> [TASK OBJECTIVE]:
For the listing that follows, give again exactly the lines from the one with "Write a Python" to the one with "fig = go.Figure()", including both.

> [EXTRACTED RECORDS]:
((
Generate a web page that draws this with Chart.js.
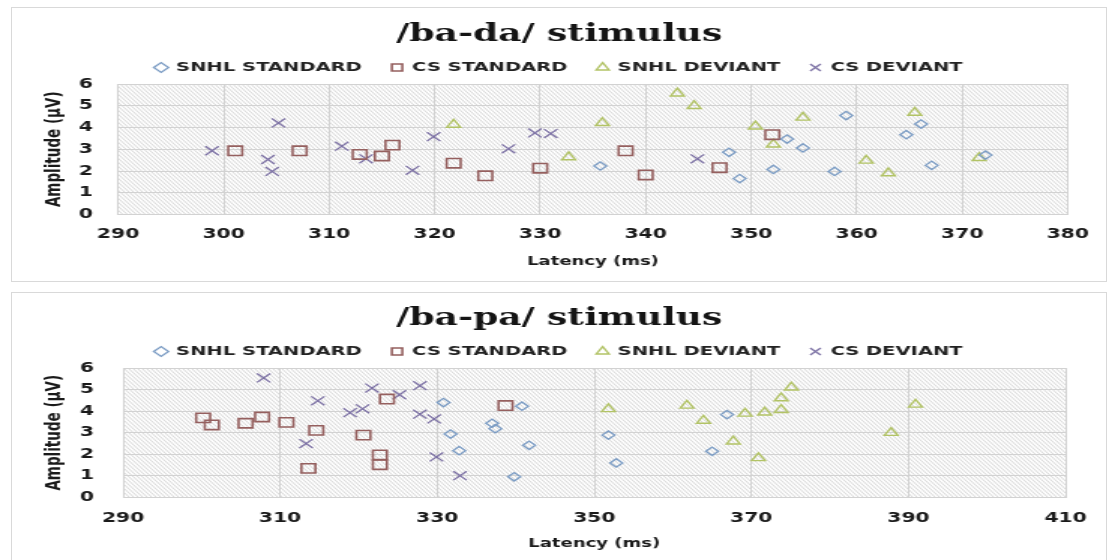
))
((
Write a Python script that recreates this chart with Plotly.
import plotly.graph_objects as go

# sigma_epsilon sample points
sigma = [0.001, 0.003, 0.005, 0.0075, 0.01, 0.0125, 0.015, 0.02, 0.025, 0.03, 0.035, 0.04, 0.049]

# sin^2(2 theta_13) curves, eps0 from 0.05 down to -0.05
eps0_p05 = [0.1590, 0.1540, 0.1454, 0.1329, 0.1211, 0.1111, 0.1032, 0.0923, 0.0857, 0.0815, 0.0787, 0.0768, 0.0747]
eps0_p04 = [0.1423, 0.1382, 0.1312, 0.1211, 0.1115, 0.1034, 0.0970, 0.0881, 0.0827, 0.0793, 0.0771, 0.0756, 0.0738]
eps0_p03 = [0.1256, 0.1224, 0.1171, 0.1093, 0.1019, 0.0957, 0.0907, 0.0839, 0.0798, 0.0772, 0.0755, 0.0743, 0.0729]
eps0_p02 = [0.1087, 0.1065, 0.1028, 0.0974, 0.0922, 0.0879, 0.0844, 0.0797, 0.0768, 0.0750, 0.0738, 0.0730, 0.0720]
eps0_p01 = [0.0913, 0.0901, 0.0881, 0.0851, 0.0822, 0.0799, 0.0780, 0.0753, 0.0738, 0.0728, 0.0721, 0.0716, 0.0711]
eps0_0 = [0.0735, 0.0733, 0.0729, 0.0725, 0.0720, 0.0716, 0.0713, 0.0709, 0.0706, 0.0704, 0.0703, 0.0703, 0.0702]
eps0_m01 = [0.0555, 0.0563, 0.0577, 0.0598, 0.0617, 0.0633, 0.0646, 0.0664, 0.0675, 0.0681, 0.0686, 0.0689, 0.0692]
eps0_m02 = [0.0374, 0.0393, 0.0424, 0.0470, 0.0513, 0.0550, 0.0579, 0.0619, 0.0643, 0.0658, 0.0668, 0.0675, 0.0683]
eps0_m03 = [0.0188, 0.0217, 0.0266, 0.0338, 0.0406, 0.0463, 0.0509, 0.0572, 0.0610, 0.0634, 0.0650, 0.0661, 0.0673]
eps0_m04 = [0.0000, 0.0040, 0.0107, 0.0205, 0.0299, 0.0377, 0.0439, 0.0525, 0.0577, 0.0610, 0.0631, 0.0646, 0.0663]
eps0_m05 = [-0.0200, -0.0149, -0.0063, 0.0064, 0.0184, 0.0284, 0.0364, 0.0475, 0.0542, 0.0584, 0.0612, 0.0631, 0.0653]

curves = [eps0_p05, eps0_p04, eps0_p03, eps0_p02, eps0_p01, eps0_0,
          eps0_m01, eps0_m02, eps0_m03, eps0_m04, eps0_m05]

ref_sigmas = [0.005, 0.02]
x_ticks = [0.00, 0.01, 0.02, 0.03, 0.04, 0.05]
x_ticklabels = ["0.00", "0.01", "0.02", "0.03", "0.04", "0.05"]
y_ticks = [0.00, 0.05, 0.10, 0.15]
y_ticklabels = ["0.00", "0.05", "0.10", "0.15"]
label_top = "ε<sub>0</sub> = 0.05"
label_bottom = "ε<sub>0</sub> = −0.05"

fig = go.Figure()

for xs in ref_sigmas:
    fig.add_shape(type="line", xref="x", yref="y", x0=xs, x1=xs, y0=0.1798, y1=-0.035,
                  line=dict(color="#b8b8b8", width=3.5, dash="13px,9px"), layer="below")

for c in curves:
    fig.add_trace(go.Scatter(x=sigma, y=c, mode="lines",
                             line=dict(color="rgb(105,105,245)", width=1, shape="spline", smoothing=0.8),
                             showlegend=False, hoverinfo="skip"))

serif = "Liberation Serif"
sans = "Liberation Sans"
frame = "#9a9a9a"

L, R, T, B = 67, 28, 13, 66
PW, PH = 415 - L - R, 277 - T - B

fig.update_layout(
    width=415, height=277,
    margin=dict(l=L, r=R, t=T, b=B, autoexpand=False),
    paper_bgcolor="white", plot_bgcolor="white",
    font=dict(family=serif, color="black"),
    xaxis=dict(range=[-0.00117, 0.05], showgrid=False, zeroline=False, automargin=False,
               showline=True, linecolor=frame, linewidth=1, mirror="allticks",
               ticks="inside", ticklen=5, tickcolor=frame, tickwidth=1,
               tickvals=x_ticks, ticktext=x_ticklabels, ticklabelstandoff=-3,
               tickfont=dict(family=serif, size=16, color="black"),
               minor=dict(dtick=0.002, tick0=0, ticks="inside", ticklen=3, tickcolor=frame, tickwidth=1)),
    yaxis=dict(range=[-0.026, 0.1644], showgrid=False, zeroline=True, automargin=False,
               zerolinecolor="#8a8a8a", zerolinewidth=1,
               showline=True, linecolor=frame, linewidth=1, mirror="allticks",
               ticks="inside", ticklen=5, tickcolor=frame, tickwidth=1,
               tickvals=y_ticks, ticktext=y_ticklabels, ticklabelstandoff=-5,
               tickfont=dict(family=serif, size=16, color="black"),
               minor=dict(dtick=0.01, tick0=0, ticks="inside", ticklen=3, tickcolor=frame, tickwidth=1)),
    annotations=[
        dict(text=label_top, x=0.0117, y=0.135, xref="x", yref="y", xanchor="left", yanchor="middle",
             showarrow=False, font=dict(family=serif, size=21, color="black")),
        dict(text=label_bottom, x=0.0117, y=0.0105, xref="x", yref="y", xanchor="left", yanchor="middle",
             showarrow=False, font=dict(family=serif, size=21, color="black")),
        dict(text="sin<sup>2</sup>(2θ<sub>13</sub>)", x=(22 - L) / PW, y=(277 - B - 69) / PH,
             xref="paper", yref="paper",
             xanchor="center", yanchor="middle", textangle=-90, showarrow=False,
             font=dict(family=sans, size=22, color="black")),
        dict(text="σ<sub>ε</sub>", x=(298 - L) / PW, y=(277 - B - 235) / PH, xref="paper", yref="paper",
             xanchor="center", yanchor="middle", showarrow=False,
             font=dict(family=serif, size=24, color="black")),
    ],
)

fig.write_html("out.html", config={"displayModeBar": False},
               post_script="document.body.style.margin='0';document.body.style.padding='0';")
))
> [OUTPUT BELOW]:
Write a Python script that recreates this chart with Plotly.
import plotly.graph_objects as go

# sigma_epsilon sample points
sigma = [0.001, 0.003, 0.005, 0.0075, 0.01, 0.0125, 0.015, 0.02, 0.025, 0.03, 0.035, 0.04, 0.049]

# sin^2(2 theta_13) curves, eps0 from 0.05 down to -0.05
eps0_p05 = [0.1590, 0.1540, 0.1454, 0.1329, 0.1211, 0.1111, 0.1032, 0.0923, 0.0857, 0.0815, 0.0787, 0.0768, 0.0747]
eps0_p04 = [0.1423, 0.1382, 0.1312, 0.1211, 0.1115, 0.1034, 0.0970, 0.0881, 0.0827, 0.0793, 0.0771, 0.0756, 0.0738]
eps0_p03 = [0.1256, 0.1224, 0.1171, 0.1093, 0.1019, 0.0957, 0.0907, 0.0839, 0.0798, 0.0772, 0.0755, 0.0743, 0.0729]
eps0_p02 = [0.1087, 0.1065, 0.1028, 0.0974, 0.0922, 0.0879, 0.0844, 0.0797, 0.0768, 0.0750, 0.0738, 0.0730, 0.0720]
eps0_p01 = [0.0913, 0.0901, 0.0881, 0.0851, 0.0822, 0.0799, 0.0780, 0.0753, 0.0738, 0.0728, 0.0721, 0.0716, 0.0711]
eps0_0 = [0.0735, 0.0733, 0.0729, 0.0725, 0.0720, 0.0716, 0.0713, 0.0709, 0.0706, 0.0704, 0.0703, 0.0703, 0.0702]
eps0_m01 = [0.0555, 0.0563, 0.0577, 0.0598, 0.0617, 0.0633, 0.0646, 0.0664, 0.0675, 0.0681, 0.0686, 0.0689, 0.0692]
eps0_m02 = [0.0374, 0.0393, 0.0424, 0.0470, 0.0513, 0.0550, 0.0579, 0.0619, 0.0643, 0.0658, 0.0668, 0.0675, 0.0683]
eps0_m03 = [0.0188, 0.0217, 0.0266, 0.0338, 0.0406, 0.0463, 0.0509, 0.0572, 0.0610, 0.0634, 0.0650, 0.0661, 0.0673]
eps0_m04 = [0.0000, 0.0040, 0.0107, 0.0205, 0.0299, 0.0377, 0.0439, 0.0525, 0.0577, 0.0610, 0.0631, 0.0646, 0.0663]
eps0_m05 = [-0.0200, -0.0149, -0.0063, 0.0064, 0.0184, 0.0284, 0.0364, 0.0475, 0.0542, 0.0584, 0.0612, 0.0631, 0.0653]

curves = [eps0_p05, eps0_p04, eps0_p03, eps0_p02, eps0_p01, eps0_0,
          eps0_m01, eps0_m02, eps0_m03, eps0_m04, eps0_m05]

ref_sigmas = [0.005, 0.02]
x_ticks = [0.00, 0.01, 0.02, 0.03, 0.04, 0.05]
x_ticklabels = ["0.00", "0.01", "0.02", "0.03", "0.04", "0.05"]
y_ticks = [0.00, 0.05, 0.10, 0.15]
y_ticklabels = ["0.00", "0.05", "0.10", "0.15"]
label_top = "ε<sub>0</sub> = 0.05"
label_bottom = "ε<sub>0</sub> = −0.05"

fig = go.Figure()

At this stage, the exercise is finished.